= Description of the task =
Repeat, exactly and completely, the entries shown underneath.

(Code that draws figures)
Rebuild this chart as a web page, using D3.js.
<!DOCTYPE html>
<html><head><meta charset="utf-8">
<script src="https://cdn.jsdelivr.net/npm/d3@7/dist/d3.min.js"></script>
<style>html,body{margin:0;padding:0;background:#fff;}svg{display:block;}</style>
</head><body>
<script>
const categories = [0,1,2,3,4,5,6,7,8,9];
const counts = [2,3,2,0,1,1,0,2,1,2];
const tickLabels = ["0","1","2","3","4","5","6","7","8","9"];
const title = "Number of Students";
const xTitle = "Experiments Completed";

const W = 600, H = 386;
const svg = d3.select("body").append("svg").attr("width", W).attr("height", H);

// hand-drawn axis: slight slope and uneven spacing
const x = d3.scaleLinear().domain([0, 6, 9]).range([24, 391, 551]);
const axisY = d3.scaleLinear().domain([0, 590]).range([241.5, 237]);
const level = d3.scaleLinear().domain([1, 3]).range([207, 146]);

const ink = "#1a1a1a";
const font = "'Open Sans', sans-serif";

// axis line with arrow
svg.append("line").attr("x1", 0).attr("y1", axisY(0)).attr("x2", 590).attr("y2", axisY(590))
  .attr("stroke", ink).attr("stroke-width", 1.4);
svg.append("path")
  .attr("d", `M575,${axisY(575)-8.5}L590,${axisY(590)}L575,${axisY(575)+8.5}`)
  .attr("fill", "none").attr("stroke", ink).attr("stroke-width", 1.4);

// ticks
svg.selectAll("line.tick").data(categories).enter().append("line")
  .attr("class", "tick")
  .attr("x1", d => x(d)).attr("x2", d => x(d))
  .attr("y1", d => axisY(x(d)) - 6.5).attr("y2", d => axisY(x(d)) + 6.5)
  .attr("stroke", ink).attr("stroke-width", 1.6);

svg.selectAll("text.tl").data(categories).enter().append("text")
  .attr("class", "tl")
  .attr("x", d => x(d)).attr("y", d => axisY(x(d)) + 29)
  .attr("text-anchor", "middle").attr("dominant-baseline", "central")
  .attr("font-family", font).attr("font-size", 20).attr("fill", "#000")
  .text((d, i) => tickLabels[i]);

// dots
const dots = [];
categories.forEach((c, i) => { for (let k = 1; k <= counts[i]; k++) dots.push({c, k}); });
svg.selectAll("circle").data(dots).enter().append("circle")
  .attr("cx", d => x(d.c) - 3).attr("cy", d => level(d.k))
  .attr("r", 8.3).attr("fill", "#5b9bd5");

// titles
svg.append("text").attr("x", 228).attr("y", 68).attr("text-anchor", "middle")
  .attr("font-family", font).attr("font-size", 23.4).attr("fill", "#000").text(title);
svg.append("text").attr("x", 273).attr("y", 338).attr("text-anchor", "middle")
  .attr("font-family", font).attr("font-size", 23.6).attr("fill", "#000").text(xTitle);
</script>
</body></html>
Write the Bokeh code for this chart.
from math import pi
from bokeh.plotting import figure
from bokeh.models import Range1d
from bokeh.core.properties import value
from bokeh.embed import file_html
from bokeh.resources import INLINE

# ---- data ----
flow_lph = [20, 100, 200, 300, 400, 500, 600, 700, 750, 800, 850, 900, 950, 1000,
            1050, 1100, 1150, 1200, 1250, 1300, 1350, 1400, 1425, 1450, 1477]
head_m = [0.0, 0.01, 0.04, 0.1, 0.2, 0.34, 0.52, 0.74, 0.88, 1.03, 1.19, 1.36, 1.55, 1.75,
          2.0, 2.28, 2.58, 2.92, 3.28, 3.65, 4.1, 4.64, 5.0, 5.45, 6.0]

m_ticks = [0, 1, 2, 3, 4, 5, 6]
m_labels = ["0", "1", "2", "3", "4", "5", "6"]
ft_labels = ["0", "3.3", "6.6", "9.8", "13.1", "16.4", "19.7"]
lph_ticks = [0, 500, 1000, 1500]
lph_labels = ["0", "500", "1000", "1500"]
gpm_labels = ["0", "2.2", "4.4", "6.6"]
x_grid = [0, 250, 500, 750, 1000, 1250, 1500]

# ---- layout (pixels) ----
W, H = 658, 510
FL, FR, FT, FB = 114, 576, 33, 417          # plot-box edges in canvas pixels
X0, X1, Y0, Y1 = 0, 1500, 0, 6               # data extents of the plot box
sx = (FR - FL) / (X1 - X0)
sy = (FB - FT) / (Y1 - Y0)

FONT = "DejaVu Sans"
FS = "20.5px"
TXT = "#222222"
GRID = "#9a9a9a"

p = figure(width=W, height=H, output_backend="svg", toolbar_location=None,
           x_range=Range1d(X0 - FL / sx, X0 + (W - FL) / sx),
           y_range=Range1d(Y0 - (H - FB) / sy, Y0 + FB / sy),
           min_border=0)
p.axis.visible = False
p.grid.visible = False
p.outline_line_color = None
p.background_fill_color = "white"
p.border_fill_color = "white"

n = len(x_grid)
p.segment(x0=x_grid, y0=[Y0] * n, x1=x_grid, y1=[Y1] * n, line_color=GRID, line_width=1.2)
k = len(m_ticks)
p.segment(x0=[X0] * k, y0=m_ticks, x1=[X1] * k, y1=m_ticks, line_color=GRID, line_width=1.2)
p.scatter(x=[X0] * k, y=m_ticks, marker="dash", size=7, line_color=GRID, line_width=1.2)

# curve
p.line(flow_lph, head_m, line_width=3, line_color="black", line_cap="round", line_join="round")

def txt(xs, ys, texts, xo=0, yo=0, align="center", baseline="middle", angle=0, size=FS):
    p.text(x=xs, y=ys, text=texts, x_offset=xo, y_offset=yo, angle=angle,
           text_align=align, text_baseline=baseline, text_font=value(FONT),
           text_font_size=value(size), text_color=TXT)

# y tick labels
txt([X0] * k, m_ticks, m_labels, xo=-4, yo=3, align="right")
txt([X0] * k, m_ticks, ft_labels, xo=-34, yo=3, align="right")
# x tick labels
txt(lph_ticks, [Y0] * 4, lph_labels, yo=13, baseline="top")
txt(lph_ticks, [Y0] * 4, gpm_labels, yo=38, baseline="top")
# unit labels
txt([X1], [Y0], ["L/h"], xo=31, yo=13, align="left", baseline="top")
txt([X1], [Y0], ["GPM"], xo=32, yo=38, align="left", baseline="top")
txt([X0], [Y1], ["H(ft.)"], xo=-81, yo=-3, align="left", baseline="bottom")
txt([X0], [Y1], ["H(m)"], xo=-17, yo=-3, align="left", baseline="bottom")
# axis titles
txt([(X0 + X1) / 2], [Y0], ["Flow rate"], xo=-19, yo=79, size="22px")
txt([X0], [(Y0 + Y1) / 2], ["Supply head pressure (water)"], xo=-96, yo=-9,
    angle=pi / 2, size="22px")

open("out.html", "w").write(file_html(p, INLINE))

= Right answer =
Rebuild this chart as a web page, using D3.js.
<!DOCTYPE html>
<html><head><meta charset="utf-8">
<script src="https://cdn.jsdelivr.net/npm/d3@7/dist/d3.min.js"></script>
<style>html,body{margin:0;padding:0;background:#fff;}svg{display:block;}</style>
</head><body>
<script>
const categories = [0,1,2,3,4,5,6,7,8,9];
const counts = [2,3,2,0,1,1,0,2,1,2];
const tickLabels = ["0","1","2","3","4","5","6","7","8","9"];
const title = "Number of Students";
const xTitle = "Experiments Completed";

const W = 600, H = 386;
const svg = d3.select("body").append("svg").attr("width", W).attr("height", H);

// hand-drawn axis: slight slope and uneven spacing
const x = d3.scaleLinear().domain([0, 6, 9]).range([24, 391, 551]);
const axisY = d3.scaleLinear().domain([0, 590]).range([241.5, 237]);
const level = d3.scaleLinear().domain([1, 3]).range([207, 146]);

const ink = "#1a1a1a";
const font = "'Open Sans', sans-serif";

// axis line with arrow
svg.append("line").attr("x1", 0).attr("y1", axisY(0)).attr("x2", 590).attr("y2", axisY(590))
  .attr("stroke", ink).attr("stroke-width", 1.4);
svg.append("path")
  .attr("d", `M575,${axisY(575)-8.5}L590,${axisY(590)}L575,${axisY(575)+8.5}`)
  .attr("fill", "none").attr("stroke", ink).attr("stroke-width", 1.4);

// ticks
svg.selectAll("line.tick").data(categories).enter().append("line")
  .attr("class", "tick")
  .attr("x1", d => x(d)).attr("x2", d => x(d))
  .attr("y1", d => axisY(x(d)) - 6.5).attr("y2", d => axisY(x(d)) + 6.5)
  .attr("stroke", ink).attr("stroke-width", 1.6);

svg.selectAll("text.tl").data(categories).enter().append("text")
  .attr("class", "tl")
  .attr("x", d => x(d)).attr("y", d => axisY(x(d)) + 29)
  .attr("text-anchor", "middle").attr("dominant-baseline", "central")
  .attr("font-family", font).attr("font-size", 20).attr("fill", "#000")
  .text((d, i) => tickLabels[i]);

// dots
const dots = [];
categories.forEach((c, i) => { for (let k = 1; k <= counts[i]; k++) dots.push({c, k}); });
svg.selectAll("circle").data(dots).enter().append("circle")
  .attr("cx", d => x(d.c) - 3).attr("cy", d => level(d.k))
  .attr("r", 8.3).attr("fill", "#5b9bd5");

// titles
svg.append("text").attr("x", 228).attr("y", 68).attr("text-anchor", "middle")
  .attr("font-family", font).attr("font-size", 23.4).attr("fill", "#000").text(title);
svg.append("text").attr("x", 273).attr("y", 338).attr("text-anchor", "middle")
  .attr("font-family", font).attr("font-size", 23.6).attr("fill", "#000").text(xTitle);
</script>
</body></html>
Write the Bokeh code for this chart.
from math import pi
from bokeh.plotting import figure
from bokeh.models import Range1d
from bokeh.core.properties import value
from bokeh.embed import file_html
from bokeh.resources import INLINE

# ---- data ----
flow_lph = [20, 100, 200, 300, 400, 500, 600, 700, 750, 800, 850, 900, 950, 1000,
            1050, 1100, 1150, 1200, 1250, 1300, 1350, 1400, 1425, 1450, 1477]
head_m = [0.0, 0.01, 0.04, 0.1, 0.2, 0.34, 0.52, 0.74, 0.88, 1.03, 1.19, 1.36, 1.55, 1.75,
          2.0, 2.28, 2.58, 2.92, 3.28, 3.65, 4.1, 4.64, 5.0, 5.45, 6.0]

m_ticks = [0, 1, 2, 3, 4, 5, 6]
m_labels = ["0", "1", "2", "3", "4", "5", "6"]
ft_labels = ["0", "3.3", "6.6", "9.8", "13.1", "16.4", "19.7"]
lph_ticks = [0, 500, 1000, 1500]
lph_labels = ["0", "500", "1000", "1500"]
gpm_labels = ["0", "2.2", "4.4", "6.6"]
x_grid = [0, 250, 500, 750, 1000, 1250, 1500]

# ---- layout (pixels) ----
W, H = 658, 510
FL, FR, FT, FB = 114, 576, 33, 417          # plot-box edges in canvas pixels
X0, X1, Y0, Y1 = 0, 1500, 0, 6               # data extents of the plot box
sx = (FR - FL) / (X1 - X0)
sy = (FB - FT) / (Y1 - Y0)

FONT = "DejaVu Sans"
FS = "20.5px"
TXT = "#222222"
GRID = "#9a9a9a"

p = figure(width=W, height=H, output_backend="svg", toolbar_location=None,
           x_range=Range1d(X0 - FL / sx, X0 + (W - FL) / sx),
           y_range=Range1d(Y0 - (H - FB) / sy, Y0 + FB / sy),
           min_border=0)
p.axis.visible = False
p.grid.visible = False
p.outline_line_color = None
p.background_fill_color = "white"
p.border_fill_color = "white"

n = len(x_grid)
p.segment(x0=x_grid, y0=[Y0] * n, x1=x_grid, y1=[Y1] * n, line_color=GRID, line_width=1.2)
k = len(m_ticks)
p.segment(x0=[X0] * k, y0=m_ticks, x1=[X1] * k, y1=m_ticks, line_color=GRID, line_width=1.2)
p.scatter(x=[X0] * k, y=m_ticks, marker="dash", size=7, line_color=GRID, line_width=1.2)

# curve
p.line(flow_lph, head_m, line_width=3, line_color="black", line_cap="round", line_join="round")

def txt(xs, ys, texts, xo=0, yo=0, align="center", baseline="middle", angle=0, size=FS):
    p.text(x=xs, y=ys, text=texts, x_offset=xo, y_offset=yo, angle=angle,
           text_align=align, text_baseline=baseline, text_font=value(FONT),
           text_font_size=value(size), text_color=TXT)

# y tick labels
txt([X0] * k, m_ticks, m_labels, xo=-4, yo=3, align="right")
txt([X0] * k, m_ticks, ft_labels, xo=-34, yo=3, align="right")
# x tick labels
txt(lph_ticks, [Y0] * 4, lph_labels, yo=13, baseline="top")
txt(lph_ticks, [Y0] * 4, gpm_labels, yo=38, baseline="top")
# unit labels
txt([X1], [Y0], ["L/h"], xo=31, yo=13, align="left", baseline="top")
txt([X1], [Y0], ["GPM"], xo=32, yo=38, align="left", baseline="top")
txt([X0], [Y1], ["H(ft.)"], xo=-81, yo=-3, align="left", baseline="bottom")
txt([X0], [Y1], ["H(m)"], xo=-17, yo=-3, align="left", baseline="bottom")
# axis titles
txt([(X0 + X1) / 2], [Y0], ["Flow rate"], xo=-19, yo=79, size="22px")
txt([X0], [(Y0 + Y1) / 2], ["Supply head pressure (water)"], xo=-96, yo=-9,
    angle=pi / 2, size="22px")

open("out.html", "w").write(file_html(p, INLINE))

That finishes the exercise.